Of course he doesn't have full political rights in US because he's not a citizen. And if he wanted to naturalize, wouldn't he be scrutinized on his background and interviewed?

He's reached out to the news, couldn't he volunteer FB posts made by the friend so we can know what we're talking about? He has to be a big fan of USA - hopefully - if he applied to Harvard and got accepted with a scholarship!

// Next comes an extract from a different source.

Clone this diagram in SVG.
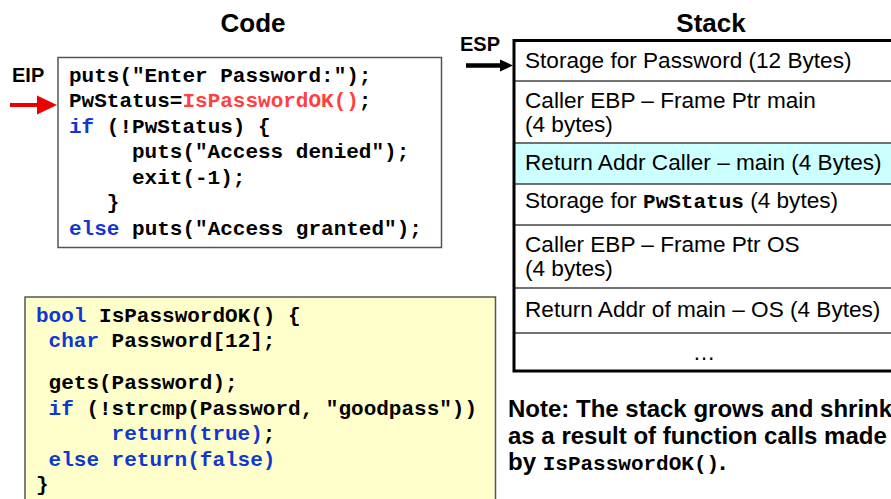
<svg xmlns="http://www.w3.org/2000/svg" width="891" height="499" viewBox="0 0 891 499">
<style>
.title{font-family:"Liberation Sans",Arial,sans-serif;font-weight:bold;font-size:26px;fill:#000;text-anchor:middle}
.reg{font-family:"Liberation Sans",Arial,sans-serif;font-weight:bold;font-size:20px;fill:#000}
.code{font-family:"Liberation Mono","Courier New",monospace;font-weight:bold;font-size:21px;fill:#000}
.kw{fill:#1038D0}
.fn{fill:#FF4040}
.cell{font-family:"Liberation Sans",Arial,sans-serif;font-size:22.6px;fill:#000}
.mono{font-family:"Liberation Mono","Courier New",monospace;font-weight:bold;font-size:21px}
.note{font-family:"Liberation Sans",Arial,sans-serif;font-weight:bold;font-size:24px;fill:#000}
.div{stroke:#444;stroke-width:1.5}
</style>
<rect width="891" height="499" fill="#fff"/>

<g id="title-code"><text class="title" x="253" y="32">Code</text></g>
<g id="title-stack"><text class="title" x="711" y="32">Stack</text></g>

<g id="code-main">
<rect x="58" y="57.5" width="383.5" height="190" fill="#fff" stroke="#555" stroke-width="1.5"/>
<text class="code" x="69" y="81.5">puts("Enter Password:");</text>
<text class="code" x="69" y="107">PwStatus=<tspan class="fn">IsPasswordOK()</tspan>;</text>
<text class="code" x="69" y="132.5"><tspan class="kw">if</tspan> (!PwStatus) {</text>
<text class="code" x="132" y="158">puts("Access denied");</text>
<text class="code" x="132" y="183.5">exit(-1);</text>
<text class="code" x="106.8" y="209">}</text>
<text class="code" x="69" y="234.5"><tspan class="kw">else</tspan> puts("Access granted");</text>
</g>

<g id="code-func">
<rect x="25" y="297" width="470.5" height="215" fill="#FFFFCC" stroke="#555" stroke-width="1.5"/>
<text class="code" x="36" y="321.5"><tspan class="kw">bool</tspan> IsPasswordOK() {</text>
<text class="code" x="48.6" y="347"><tspan class="kw">char</tspan> Password[12];</text>
<text class="code" x="48.6" y="389">gets(Password);</text>
<text class="code" x="48.6" y="414.5"><tspan class="kw">if</tspan> (!strcmp(Password, "goodpass"))</text>
<text class="code" x="111.6" y="440"><tspan class="kw">return(true)</tspan>;</text>
<text class="code kw" x="48.6" y="465.5">else return(false)</text>
<text class="code" x="36" y="491">}</text>
</g>

<g id="eip"><text class="reg" x="12" y="82">EIP</text></g>
<g id="esp"><text class="reg" x="460" y="51">ESP</text></g>

<g id="stack">
<rect x="514" y="40.5" width="390" height="330.5" fill="#fff"/>
<g id="row-password"><text class="cell" x="525" y="67.5">Storage for Password (12 Bytes)</text></g>
<g id="row-ebp-main"><text class="cell" x="525" y="108">Caller EBP – Frame Ptr main</text><text class="cell" x="525" y="132">(4 bytes)</text></g>
<g id="row-ret-main"><rect x="514" y="143" width="390" height="41" fill="#CCFFFF"/><text class="cell" x="525" y="170">Return Addr Caller – main (4 Bytes)</text></g>
<g id="row-pwstatus"><text class="cell" x="525" y="207.5">Storage for <tspan class="mono">PwStatus</tspan> (4 bytes)</text></g>
<g id="row-ebp-os"><text class="cell" x="525" y="252">Caller EBP – Frame Ptr OS</text><text class="cell" x="525" y="276">(4 bytes)</text></g>
<g id="row-ret-os"><text class="cell" x="525" y="316.5">Return Addr of main – OS (4 Bytes)</text></g>
<g id="row-more"><text class="cell" x="704" y="360" text-anchor="middle">…</text></g>
<line class="div" x1="514" y1="81" x2="904" y2="81"/>
<line class="div" x1="514" y1="143" x2="904" y2="143"/>
<line class="div" x1="514" y1="184" x2="904" y2="184"/>
<line class="div" x1="514" y1="225" x2="904" y2="225"/>
<line class="div" x1="514" y1="288" x2="904" y2="288"/>
<line class="div" x1="514" y1="333" x2="904" y2="333"/>
<path d="M904 40.5 H514 V371 H904" fill="none" stroke="#000" stroke-width="3"/>
</g>

<g id="note">
<text class="note" x="508" y="417">Note: The stack grows and shrink</text>
<text class="note" x="508" y="443.5">as a result of function calls made</text>
<text class="note" x="508" y="470">by <tspan class="mono" font-size="23">IsPasswordOK()</tspan>.</text>
</g>

<g id="connectors">
<line x1="10" y1="105" x2="39" y2="105" stroke="#EE0000" stroke-width="4"/>
<polygon points="37,95.5 57,105 37,114.5" fill="#EE0000"/>
<line x1="466" y1="65.5" x2="501" y2="65.5" stroke="#000" stroke-width="4.5"/>
<polygon points="500,59.5 513,65.5 500,71.5" fill="#000"/>
</g>
</svg>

Off topic: Did you know the student is from Tyre? It used to be an island, https://www.ancient.eu/image/537/siege-of-tyre/. This is the city that Alexander the Great built a causeway to attack https://www.youtube.com/watch?v=-WkWy47ighY

it's almost impossible to be a Muslim who knows middle Eastern muslims and not have someone on your soc med feeds who posts anti American views. I have (real, in person) friends in my soc med feeds who post anti American views. I don't agree with them, but I somehow sympathise with them since they're refugees who came here after America destroyed their homeland.

if that's the reason his visa got cancelled it's exactly a racist policy - he was punished for who he was. you could pretty much say, we want to cancel the visa of this honest young student, let's just spend half an hour on their socmed and we'll paint them as a terrorist sympathiser.

they're my friends, they're not me. please distinguish.

ah, America: once the land of free speech, equality before the law, liberty and justice. now, the statue of liberty has fallen to her knees, face in hands, her tears the only thing keeping alive the tortured souls who surround her.

I am from a small country in eastern europe. There is not way you can grow up in there without having a few acquaintances who are either Russian nuts or hold some sort of racist views.

Moreover, some of these people weren’t really as bad when they were younger, so you can simply forget to get rid of them from your friendlist, too.

Besides, I keep them because it perfectly reminds me of what lack of education could do to me.

This is just like judging a person for what they are reading - does it not get to you that someone may be reading the opposite point of view just for the sake of reinforcing their own opinion?